2 mai 2015

Le métier de tuer

1. A deux reprises, j'ai risqué la mort par le fait de brigands. La première fois, j'en ai déjà parlé sur ce blog. C'est au crépuscule du 29 juin 1992 sur les hauteurs de la rivière Kwango avec le Frère Simon Van Steen SVD. Six bandits en tenue militaire avaient fait irruption sur la route pour obliger le chauffeur Musitu à s'arrêter. Mais comme le chauffeur les a semés en fonçant sur eux, ils ont tiré sur la jeep Land Rover, sans toucher personne. Nous avons seulement remarqué des impacts de balle sur le véhicule à notre arrivée à Kenge. Je n'oublierai jamais cet horrible jour, maintenant surtout que mes deux compagnons de route d'alors reposent auprès du Père Céleste. Paix à leur âme! La deuxième fois, moins évidente, était quand même dangereuse parce que ces bandits, Kalaschnikov en bandoulière, rançonnaient tous les passants.
2. Quel métier de que tuer! J'ai été très ému dans ma jeunesse par l'objection de conscience de Muhamad Ali lorsqu'il avait été emprisonné pour avoir refusé d'aller combattre au Vietnam. Ce discours m'a éclairé, car pour moi à cette époque un boxeur n'était pas très différent d'un tueur. Selon ses propres mots, Ali avait refusé d'aller tuer des innocents. Au-delà de la dignité qui s'attache à leurs métiers, le soldat, le policier, le membre de la sécurité, sont des potentiels tueurs lorsqu'ils n'en sont pas eux-mêmes les victimes. Noble métier que de servir son pays par le don de son sang! Mais le sang a aussi sa loi: "Qui tue par l'épée meurt par l'épée.", dit JC (Mt 26, 52). Je me réserve de l'interpréter.
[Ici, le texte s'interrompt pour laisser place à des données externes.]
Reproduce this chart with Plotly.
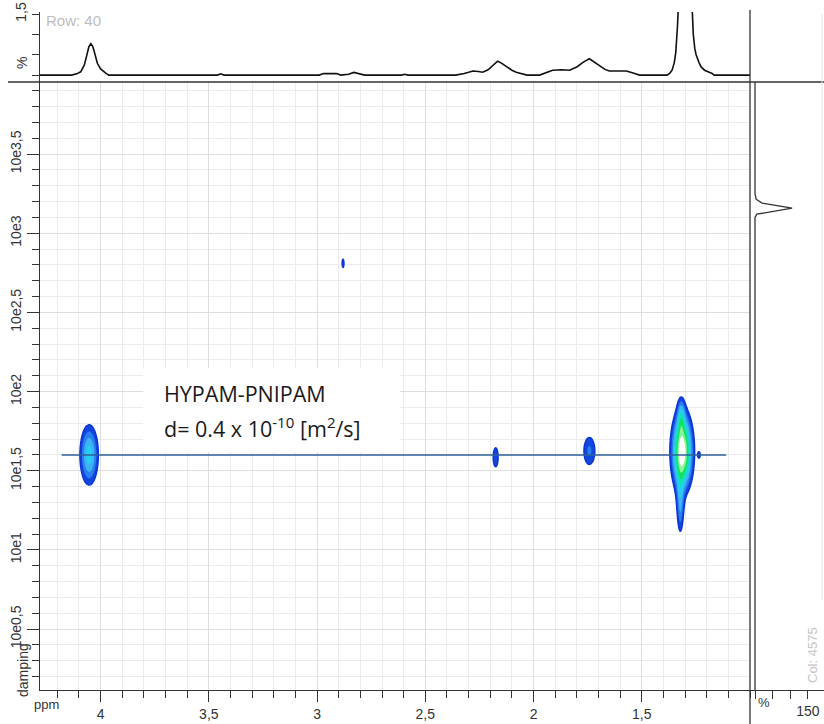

3. Il y a de l'autre côté les tueurs, sbires, bandits, gansters, membres de pègre et autres  criminels à soldes. Ceux-ci constituent souvent des bandes exploitant des richesses monumentales issues de la drogue et d'autres traffics illicites de minerais et ressources naturelles, défendant des intérêts économiques qui touchent l'ordre du monde, qui détruisent le système écologique universel et la santé de milliers. Dans ces aggrégats, la vie d'un individu ne vaut pas le groin d'un cochon. Assez souvent les puissants services d'espionnage qui peuplent les bandes dessinées et les romans policiers n'agissent pas différemment.
4. Les têtes des tueurs des groupes extrémistes religieux, racistes ou politiques, sont officiellement mise à prix. Le montant de la récompense est établi en fonction du danger que représente le malfrat visé. Il y a également les révolutionnaires qui, à l'image du Chè ou de Castro, sèment de guerillas à travers le monde pour défendre leur peuple contre l'oppression capitaliste. La révolution s'effectue, armes à la main. Dans ce combat pour un monde meilleur et juste, le sang constitue le passage obligé.
5. Quelle conscience possède un homme dont le métier est de tuer, de menacer la vie des autres, au risque de sa propre vie? Quelle conscience possède quelqu'un qui tue à froid un autre humain? Quelle conscience possède-t-on après avoir délibérément causé la mort d'un individu ou d'une foule de gens? Comment ce médecin qui a enterré les cadavres de ses victimes dans sa propre concession conçoit-il son geste vit-il ce macabre phénomène? Lapidations, décapitations, explosions aveugles, génocides, tueries à l'arme blanche ou à feu, injections létales, empoisonnements, autant de formes de mise à mort qui interpellent la conscience universelle. Je pense également aux sbires et tueurs des Mains sales de Sartre, qui se retrouvent nombreux dans notre monde actuel écartelé par des enjeux ethniques, raçiaux, religieux, politiques ou philosophiques. Les actes des mouvements idéologiques de ce genre constituent à mes yeux des scénarios de fin du monde.
6. Pourquoi n'y a-t-il dans ce monde aucun agent dont le métier de tueur n'est mentionné sur sa carte d'identité? Ce serait moralement irresponsable et repréhensible. Métier subreptice et souterrain, mais visibilisé comme un radar au moment où il se déclenche. Certains s'y retrouvent forcés par les circonstances de l'histoire, par l'environnement politique immédiat. D'autres estiment qu'ils y ont été naturellement préparés, précisant que c'est un métier comme un autre. Le pire, c'est lorsque tuer une personne humaine devient un acte ordinaire, quotidien, dépourvu de tout remords et glorifié pour un "salut" céleste. Là alors, c'est le monde à l'envers.